Sexual abuse of girls in particular took centre stage last week as three prominent persons in Dominican society faced the wrath of the press (talk shows, to be precise) and the public especially social media.

As the real-life soap opera began to unravel, salacious episode after episode, we seem to have forgotten the legal principle enshrined in our constitution: that an accused person is innocent until proven guilty. In the case of the three men, the Dominican public has determined very early that they are all guilty until innocent. It seems that we have thrown our legal and our moral tenets into the cesspool where every citizen is sullied.

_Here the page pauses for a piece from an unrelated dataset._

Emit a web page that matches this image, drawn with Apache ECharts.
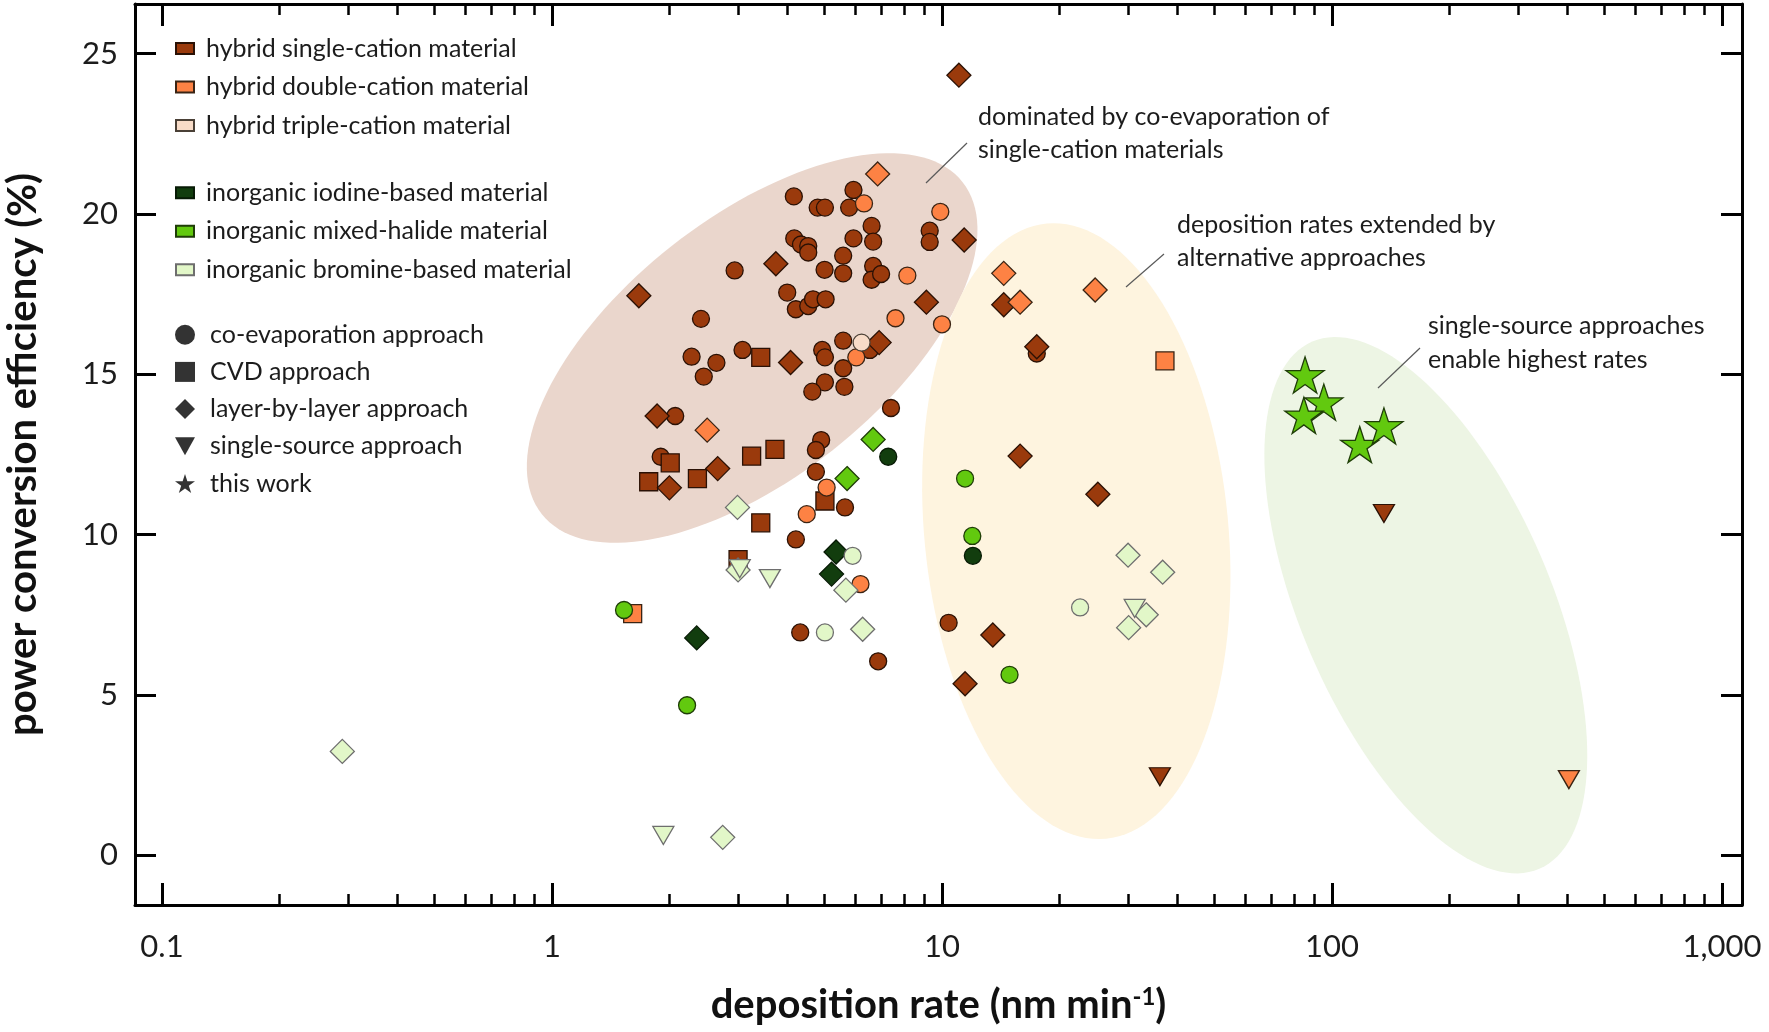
<!DOCTYPE html>
<html>
<head>
<meta charset="utf-8">
<title>PCE vs deposition rate</title>
<script src="https://cdn.jsdelivr.net/npm/echarts@6/dist/echarts.min.js"></script>
<style>
  html, body { margin: 0; padding: 0; background: #fff; }
  #chart { width: 1769px; height: 1032px; }
</style>
</head>
<body>
<div id="chart"></div>
<script>
// [deposition rate (nm/min), power conversion efficiency (%)]
const hybridSingleCoEvap = [
  [4.17, 20.55], [4.80, 20.2], [5.01, 20.2], [5.93, 20.75], [5.78, 20.2], [6.6, 19.63],
  [6.66, 19.14], [5.93, 19.24], [4.18, 19.24], [4.35, 19.05], [4.54, 19.0], [4.54, 18.8],
  [2.94, 18.24], [5.58, 18.7], [5.0, 18.26], [5.58, 18.15], [6.66, 18.38], [6.6, 17.95],
  [6.98, 18.13], [4.01, 17.55], [4.22, 17.03], [4.54, 17.13], [4.67, 17.34], [5.03, 17.34],
  [2.41, 16.73], [5.58, 16.05], [4.93, 15.76], [5.01, 15.53], [5.58, 15.19], [5.01, 14.75],
  [4.65, 14.46], [5.62, 14.61], [6.53, 15.76], [2.28, 15.55], [2.64, 15.36], [2.45, 14.93],
  [3.08, 15.76], [7.4, 13.95], [2.07, 13.7], [4.9, 12.95], [4.75, 12.64], [1.9, 12.43],
  [4.75, 11.96], [5.64, 10.85], [4.22, 9.85], [4.33, 6.95], [6.86, 6.05], [9.3, 19.48],
  [9.3, 19.13], [17.5, 15.65], [10.4, 7.25]
];
const hybridSingleCVD = [
  [1.77, 11.65], [2.01, 12.24], [2.36, 11.75], [3.25, 12.45], [3.73, 12.66],
  [3.43, 10.37], [3.43, 15.53], [3.0, 9.22], [5.01, 11.05]
];
const hybridSingleLBL = [
  [1.67, 17.45], [1.86, 13.7], [2.0, 11.46], [2.66, 12.06], [3.75, 18.45], [4.09, 15.37],
  [6.9, 15.99], [9.12, 17.25], [11.4, 19.19], [11.05, 24.33], [14.4, 17.17], [17.5, 15.86],
  [15.86, 12.45], [25.1, 11.26], [13.5, 6.87], [11.46, 5.35]
];
const hybridSingleSS = [[135.9, 10.66], [36.2, 2.45]];

const hybridDoubleCoEvap = [
  [6.31, 20.33], [7.6, 16.75], [8.15, 18.08], [10.0, 16.56], [9.9, 20.07],
  [6.03, 15.53], [5.06, 11.47], [4.5, 10.64], [6.18, 8.46]
];
const hybridDoubleCVD = [[1.61, 7.54], [37.3, 15.42]];
const hybridDoubleLBL = [[6.84, 21.25], [2.5, 13.26], [14.4, 18.15], [15.86, 17.25], [24.7, 17.63]];
const hybridDoubleSS = [[405, 2.36]];

const hybridTripleCoEvap = [[6.22, 15.99]];

const iodineCoEvap = [[7.28, 12.43], [12.0, 9.34]];
const iodineLBL = [[5.35, 9.46], [5.21, 8.77], [2.35, 6.78]];

const mixedCoEvap = [[11.46, 11.75], [11.96, 9.96], [1.53, 7.65], [2.22, 4.68], [14.9, 5.63]];
const mixedLBL = [[6.66, 12.97], [5.71, 11.75]];
const mixedThisWork = [[85.3, 14.98], [95.3, 14.13], [84.7, 13.72], [117.8, 12.81], [135.9, 13.39]];

const bromineCoEvap = [[5.9, 9.34], [5.01, 6.95], [22.6, 7.73]];
const bromineLBL = [
  [2.99, 10.85], [3.0, 8.9], [5.67, 8.27], [6.26, 7.05], [30, 9.36], [36.8, 8.83],
  [33.4, 7.5], [30.1, 7.1], [0.29, 3.24], [2.74, 0.56]
];
const bromineSS = [[3.03, 8.94], [3.62, 8.63], [31.2, 7.7], [1.93, 0.62]];

// shaded regions: centre [rate, PCE]
const regionCentres = [[3.26, 15.82], [22.1, 10.11], [174, 7.8]];

const xTickValues = [0.1, 1, 10, 100, 1000];
const xTickLabels = ['0.1', '1', '10', '100', '1,000'];
const xMinorValues = [
  0.2, 0.3, 0.4, 0.5, 0.6, 0.7, 0.8, 0.9,
  2, 3, 4, 5, 6, 7, 8, 9,
  20, 30, 40, 50, 60, 70, 80, 90,
  200, 300, 400, 500, 600, 700, 800, 900
];
const yTickValues = [0, 5, 10, 15, 20, 25];

const materialNames = [
  'hybrid single-cation material', 'hybrid double-cation material', 'hybrid triple-cation material',
  'inorganic iodine-based material', 'inorganic mixed-halide material', 'inorganic bromine-based material'
];
const approachNames = ['co-evaporation approach', 'CVD approach', 'layer-by-layer approach', 'single-source approach', 'this work'];

// ---- styling ----
const FONT = 'Lato, "Open Sans", sans-serif';
const TEXT = '#1c1c1c';
const STAR = 'path://M50,0L61.23,34.55L97.55,34.55L68.16,55.9L79.39,90.45L50,69.1L20.61,90.45L31.84,55.9L2.45,34.55L38.77,34.55Z';
const DOWN_TRIANGLE = 'path://M0,0L20,0L10,18Z';
const SHAPES = {
  co: { symbol: 'circle', size: 17, rotate: 0 },
  cvd: { symbol: 'rect', size: 18, rotate: 0 },
  lbl: { symbol: 'diamond', size: 24, rotate: 0 },
  ss: { symbol: 'triangle', size: [21, 18], rotate: 180 },
  star: { symbol: STAR, size: 38, rotate: 0 }
};
const MATERIAL_STYLE = [
  { color: '#9a3a0c', borderColor: '#2a1105' },
  { color: '#fd8244', borderColor: '#3a2414' },
  { color: '#f8dcc8', borderColor: '#4a4036' },
  { color: '#123d0e', borderColor: '#071a05' },
  { color: '#62c90f', borderColor: '#1f3d08' },
  { color: '#e2f7c8', borderColor: '#6e6e6e' }
];
const REGION_STYLE = [
  { rx: 268, ry: 130, angle: -38.25, color: '#ead6cc' },
  { rx: 309, ry: 152, angle: 84.5, color: '#fef4df' },
  { rx: 287, ry: 125, angle: 66.7, color: '#edf5e4' }
];

const lg = v => Math.log10(v);
const X_MIN = -1.0692, X_MAX = 3.0513;
const Y_MIN = -1.55, Y_MAX = 26.55;

function pts(arr, shape) {
  const s = SHAPES[shape];
  return arr.map(p => ({ value: [lg(p[0]), p[1]], symbol: s.symbol, symbolSize: s.size, symbolRotate: s.rotate }));
}

const materialData = [
  [].concat(pts(hybridSingleCoEvap, 'co'), pts(hybridSingleCVD, 'cvd'), pts(hybridSingleLBL, 'lbl'), pts(hybridSingleSS, 'ss')),
  [].concat(pts(hybridDoubleCoEvap, 'co'), pts(hybridDoubleCVD, 'cvd'), pts(hybridDoubleLBL, 'lbl'), pts(hybridDoubleSS, 'ss')),
  pts(hybridTripleCoEvap, 'co'),
  [].concat(pts(iodineCoEvap, 'co'), pts(iodineLBL, 'lbl')),
  [].concat(pts(mixedCoEvap, 'co'), pts(mixedLBL, 'lbl'), pts(mixedThisWork, 'star')),
  [].concat(pts(bromineCoEvap, 'co'), pts(bromineLBL, 'lbl'), pts(bromineSS, 'ss'))
];

const series = [];
series.push({
  type: 'custom',
  name: 'regions',
  silent: true,
  z: 1,
  data: regionCentres.map(c => [lg(c[0]), c[1]]),
  renderItem: (params, api) => {
    const e = REGION_STYLE[params.dataIndex];
    const c = api.coord([api.value(0), api.value(1)]);
    const th = e.angle * Math.PI / 180;
    const points = [];
    for (let i = 0; i < 144; i++) {
      const t = i / 144 * 2 * Math.PI;
      points.push([
        c[0] + e.rx * Math.cos(t) * Math.cos(th) - e.ry * Math.sin(t) * Math.sin(th),
        c[1] + e.rx * Math.cos(t) * Math.sin(th) + e.ry * Math.sin(t) * Math.cos(th)
      ]);
    }
    return { type: 'polygon', shape: { points }, style: { fill: e.color } };
  }
});

materialNames.forEach((name, i) => {
  series.push({
    name,
    type: 'scatter',
    z: 3,
    symbolKeepAspect: true,
    data: materialData[i],
    itemStyle: { color: MATERIAL_STYLE[i].color, borderColor: MATERIAL_STYLE[i].borderColor, borderWidth: 1.3, opacity: 1 }
  });
});

// legend entries for the deposition approach (shape only)
['co', 'cvd', 'lbl', 'ss', 'star'].forEach((k, i) => {
  series.push({
    name: approachNames[i],
    type: 'scatter',
    data: [],
    symbol: SHAPES[k].symbol,
    symbolRotate: SHAPES[k].rotate,
    symbolKeepAspect: true,
    itemStyle: { color: '#000' }
  });
});

const legendText = { fontFamily: FONT, fontSize: 25, color: TEXT, lineHeight: 27 };
function legendBlock(items, top, gap, w, h, pad) {
  return {
    orient: 'vertical',
    left: 175,
    top,
    itemGap: gap,
    itemWidth: w,
    itemHeight: h,
    selectedMode: false,
    padding: 0,
    data: items,
    textStyle: Object.assign({ padding: [0, 0, 0, pad] }, legendText)
  };
}
const rectItems = names => names.map(n => ({ name: n, icon: 'rect' }));
const approachItems = approachNames.map((n, i) => (i === 3 ? { name: n, icon: DOWN_TRIANGLE } : { name: n }));

const axisLineStyle = { color: '#000', width: 3 };
const tickLabelStyle = { fontFamily: FONT, fontSize: 31, color: TEXT };

function xAxisDef(position, major, showLabel) {
  const values = (major ? xTickValues : xMinorValues).map(lg);
  return {
    type: 'value',
    position,
    min: X_MIN,
    max: X_MAX,
    axisLine: { show: major, onZero: false, lineStyle: axisLineStyle },
    axisTick: { show: true, inside: true, length: major ? 22 : 11, lineStyle: { color: '#000', width: major ? 3 : 2.5 }, customValues: values },
    axisLabel: {
      show: showLabel,
      customValues: values,
      margin: 26,
      formatter: v => xTickLabels[xTickValues.findIndex(t => Math.abs(lg(t) - v) < 1e-6)],
      ...tickLabelStyle
    },
    splitLine: { show: false }
  };
}

const xAxes = [
  Object.assign(xAxisDef('bottom', true, true), {
    name: '{a|deposition rate (nm min}{s|-1}{a|)}',
    nameLocation: 'middle',
    nameGap: 80,
    nameTextStyle: {
      rich: {
        a: { fontFamily: FONT, fontSize: 40, fontWeight: 'bold', color: '#111' },
        s: { fontFamily: FONT, fontSize: 24, fontWeight: 'bold', color: '#111', verticalAlign: 'top', padding: [0, 0, 16, 0] }
      }
    }
  }),
  xAxisDef('bottom', false, false),
  xAxisDef('top', true, false),
  xAxisDef('top', false, false)
];

function yAxisDef(position, showLabel) {
  return {
    type: 'value',
    position,
    min: Y_MIN,
    max: Y_MAX,
    axisLine: { show: true, onZero: false, lineStyle: axisLineStyle },
    axisTick: { show: true, inside: true, length: 21, lineStyle: { color: '#000', width: 3 }, customValues: yTickValues },
    axisLabel: { show: showLabel, customValues: yTickValues, margin: 17, ...tickLabelStyle },
    splitLine: { show: false }
  };
}

const yAxes = [
  Object.assign(yAxisDef('left', true), {
    name: 'power conversion efficiency (%)',
    nameLocation: 'middle',
    nameGap: 92,
    nameTextStyle: { fontFamily: FONT, fontSize: 40, fontWeight: 'bold', color: '#111' }
  }),
  yAxisDef('right', false)
];

const noteStyle = { fontFamily: FONT, fontSize: 25, fill: TEXT, verticalAlign: 'top' };
const leader = { stroke: '#5a5a5a', lineWidth: 1.2 };

const option = {
  animation: false,
  backgroundColor: '#fff',
  grid: { left: 135, right: 27, top: 4, bottom: 127, containLabel: false, outerBoundsMode: 'none' },
  xAxis: xAxes,
  yAxis: yAxes,
  legend: [
    legendBlock(rectItems(materialNames.slice(0, 3)), 35, 11.5, 18, 11, 7),
    legendBlock(rectItems(materialNames.slice(3, 6)), 179.2, 11.5, 18, 11, 7),
    legendBlock(approachItems, 321.2, 10.2, 20, 20, 10)
  ],
  graphic: [
    { type: 'text', z: 10, x: 978, y: 100.5, style: Object.assign({ text: 'dominated by co-evaporation of\nsingle-cation materials', lineHeight: 33 }, noteStyle) },
    { type: 'line', z: 10, shape: { x1: 967, y1: 143, x2: 926, y2: 183 }, style: leader },
    { type: 'text', z: 10, x: 1177, y: 208.5, style: Object.assign({ text: 'deposition rates extended by\nalternative approaches', lineHeight: 33 }, noteStyle) },
    { type: 'line', z: 10, shape: { x1: 1164, y1: 254, x2: 1126, y2: 287 }, style: leader },
    { type: 'text', z: 10, x: 1428, y: 308.7, style: Object.assign({ text: 'single-source approaches\nenable highest rates', lineHeight: 34 }, noteStyle) },
    { type: 'line', z: 10, shape: { x1: 1420, y1: 348, x2: 1378, y2: 388 }, style: leader }
  ],
  series
};

const chart = echarts.init(document.getElementById('chart'));
chart.setOption(option);
window.addEventListener('resize', chart.resize);
</script>
</body>
</html>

It appears that we have not realised that after all the unwarranted publicity and the dissemination of unverified "truths" it may be impossible for the accused persons to obtain a fair trial in our courts and that argument may be the first weapon in the arsenal of defence lawyers if accused persons are taken before the court to prove their guilt or innocence. In fact that is the major reason why the Sexual Offences Act expressly prohibits the calling of names before and during a trial of that nature because no one publicly accused of such a horrendous act can expect to receive an unbiased trial.

Having said this, we believe that far-reaching reform of the Sexual Offence Act is way overdue. Probably the stories that Dominicans fed on last week will influence Prime Minister Roosevelt Skerrit and his Attorney General to recommend the amended Act to the Dominica Parliament.

And we must not fool ourselves. Last week's alleged incidents are not isolated; there are hundreds of such cases, some real and many imagined, in the garbage heaps of society, in our towns and villages.

Recently Jemma Azille-Lewis of the Social Welfare Department presented some alarming statistics of the state of child sexual abuse in Dominica.

For instance, in 2015 a total of 189 cases of child abuse were recorded in Dominica. Out of that figure 128 were sexual related. Seventy-three cases were children within the ages of 0 to 10.

Azille-Lewis said at a recent press conference recently: "So it shows that our children as young as babies are being abused. Some are neglected, some are abandoned, some are physically abused, sexually abused, emotionally abused and some children suffer from more than one form of abuse. We should be concerned about that."

Figures for 2010 to 2015 show a total of 1,095 reported cases of child abuse.

"I think this is too much," Azille-Lewis said, especially for a country of that size, we may add.

Note than in 2010 there were 39 reported cases of boys being abused but in 2015 the number jumped to 47.

But as the nation's attention has focussed on child sexual abuse we have to be careful that other forms of child abuse are not being ignored.

A few years ago the Welfare Division of the Ministry of Community Development executed a number of activities for the observance of Child Abuse Awareness Week. As part of their programme the Division created an interesting theme entitled: There is no Excuse for Child Abuse, Save the Nation's Children. In an editorial that we published during that period, we suggested that officials must pay attention to the fact that government supports and promotes one of the worst forms of child abuse i.e. corporal punishment in schools. For that, we submit, there is no excuse.

We believe that the State sends a negative message to the perpetrators of all forms of abuse of children when it approves of corporal punishment in schools. The Education Act of 2007 states that "corporal punishment may be administered" in primary and secondary schools although the Act restricts the administration of corporal punishment to principals, deputy principals and designated teachers. But it seems the restrictions on corporal punishment does not apply to the youngest most vulnerable youths in Dominica, toddlers and infants in early childhood education. The Early Childhood Education Regulation of 2003 makes no mention of restrictions to corporal punishment.

Few persons who inundated the media with calls last week remembered that there is also rampant physical and emotional abuse of our boys and girls in our schools where little girls and boys including toddlers are being canned, slapped, spanked, shaken, pinched and generally abused by authoritative figures.

The emotional damage caused by corporal punishment is difficult to measure but no less damaging to the emotional well-being of the child. The scientific evidence published in the literature on the subject points to symptoms such as chronic depression and low self-esteem as well as psychological mal-adjustment at home and at school. Most importantly corporal punishment teaches a child lessons he never forgets: violence is the means by which conflict has to be resolved. Hence, teachers and parents should not be surprised that they are the main perpetrators of the cycle of violence in our society.

As we seek solutions to the problem of child sexual abuse, we urge our Government to move swiftly to ban corporal punishment in our schools and at the same time train teachers to manage classrooms that are free from violence.